Tetapi, dalam sejumlah lukisan Rusli juga terdapat garis lurus,
bersudut. Ini kadang sulit menyatu dengan garis spontan yang tak
eksak, manakala kedua macam coretan itu digabung. Dalam Kota dan
Sunda Kelapa IV, garis lurus dalam wujud sapuan lebar digunakan
secara khusus dan mengagumkan. Jarang, dalam kanvas para pelukis
kawakan kita, dijumpai citra tenaga, efisiensi, presisi -
lambang teknologi dan kehidupan modern itu.
Kita dapat juga melihat keragaman Rusli dari sudut lain. Rusli
dapat "turun" lebih dekat kepada aspek kebendaan. Ulu Watu III
memperlihatkan bongkah cadas, yang mendukung pura itu, dengan
kepejalan, kekerasan, bahkan barik (tekstur) yang dapat kita
rasakan, lebih dari biasanya dalam lukisan Rusli. Dalam Taman -
termasuk jenis langka dalam seni lukis Rusli - kita dibawa intim
dengan daun satu per satu. Tapi Rusli juga bisa berada di ujung
lain, sangat jauh dari aspek kebendaan. Ulu Watu I boleh
dibilang sebuah "karya tulis", orang hampir hanya melihat garis
tebal yang lancar berliku dan beberapa titik. Pada masa
bangkitnya "lukisan kaligrafi" dalam beberapa tahun terakhir
ini, sesungguhnya Rusli penting diamati dan dipelajari.
Lalu sebuah lukisan, dikerjakan terakhir, yang menyembul dari
dunia lukis Rusli yakni Kapal. Di tengah kanvas berkerumun
beberapa garis lengkung, berpasangan dan bersetangkup dalam
bentuk menyerupai ikan atau daun, dengan sumbu panjang ke
beberapa arah. Mereka, yang berpendirian bahwa setiap garis
dan sapuan dalam lukisan harus "fungsional" sehubungan dengan
bentuk obyek yang digambarkan, atau deformasinya, atau
sehubungan dengan semangat lukisan, payah menangkap "maksud"

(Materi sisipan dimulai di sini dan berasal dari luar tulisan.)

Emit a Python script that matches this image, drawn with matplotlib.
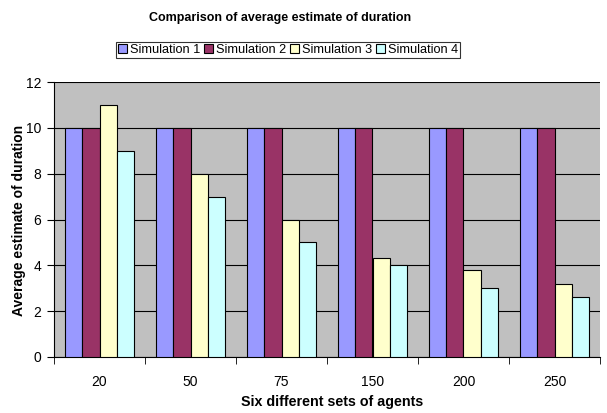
import matplotlib
matplotlib.use("Agg")
import matplotlib.pyplot as plt
import numpy as np

categories = ["20", "50", "75", "150", "200", "250"]
sim1 = [10, 10, 10, 10, 10, 10]
sim2 = [10, 10, 10, 10, 10, 10]
sim3 = [11, 8, 6, 4.3, 3.8, 3.2]
sim4 = [9, 7, 5, 4, 3, 2.6]
series_names = ["Simulation 1", "Simulation 2", "Simulation 3", "Simulation 4"]
colors = ["#9999FF", "#993366", "#FFFFCC", "#CCFFFF"]

fig = plt.figure(figsize=(6.07, 4.13), dpi=100)
ax = fig.add_axes([54/607, 1-357/413, (600-54)/607, (357-82)/413])
ax.set_facecolor("#C0C0C0")

x = np.arange(len(categories))
w = 0.187
for i, (vals, name, c) in enumerate(zip([sim1, sim2, sim3, sim4], series_names, colors)):
    ax.bar(x + (i - 1.5) * w, vals, w, color=c, edgecolor="black", linewidth=0.8,
           label=name, zorder=3)

ax.set_xlim(-0.5, len(categories) - 0.5)
ax.set_ylim(0, 12)
ax.set_yticks(range(0, 13, 2))
ax.yaxis.grid(True, color="black", linewidth=0.8, zorder=0)
ax.set_xticks(x)
ax.set_xticklabels(categories, fontsize=10, family="Liberation Sans")
ax.set_xticks(np.arange(-0.5, len(categories), 1), minor=True)
ax.tick_params(axis="x", which="major", length=0, pad=13)
ax.tick_params(axis="x", which="minor", length=5, color="black")
ax.tick_params(axis="y", length=5, labelsize=10, direction="out", pad=4)
for lbl in ax.get_yticklabels():
    lbl.set_family("Liberation Sans")
for s in ["top", "right"]:
    ax.spines[s].set_visible(False)
ax.spines["left"].set_color("black")
ax.spines["bottom"].set_color("black")

fig.text(332/607, 1 - 402/413, "Six different sets of agents", ha="center", va="center",
         fontsize=10.3, fontweight="bold", family="Liberation Sans")
fig.text(19/607, 1 - 220/413, "Average estimate of duration", ha="center", va="center",
         rotation=90, fontsize=10, fontweight="bold", family="Liberation Sans")
fig.text(280/607, 1 - 18/413, "Comparison of average estimate of duration",
         ha="center", va="center", fontsize=9, fontweight="bold", family="Liberation Sans")

leg = fig.legend(loc="center", bbox_to_anchor=(288/607, 1 - 50/413), ncol=4,
                 frameon=True, fancybox=False, edgecolor="black",
                 prop={"family": "Liberation Sans", "size": 9.2},
                 handlelength=0.7, handleheight=0.7, handletextpad=0.25,
                 columnspacing=0.3, borderpad=0.15, borderaxespad=0)
leg.get_frame().set_linewidth(0.8)

fig.savefig("out.png", dpi=100)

lukisan ini. Hiasan? Kita tidak tahu. Spontanitas, keterbukaan,
irama yang beragam, yang biasa terdapat dalam lukisan Rusli, tak
terdapat. Barangkali ini beberapa potong suara dari sebuah
bahasa yang Rusli belum paham.
Bagaimanapun, Rusli bukan jenis perfeksionis yang tak dapat
memaafkan cacat lukisannya. Dalam beberapa lukisan tampak cat
yang menumpuk di beberapa tempat yang menyebabkan spontanitas
tersendat dan kebeningan jadi keruh.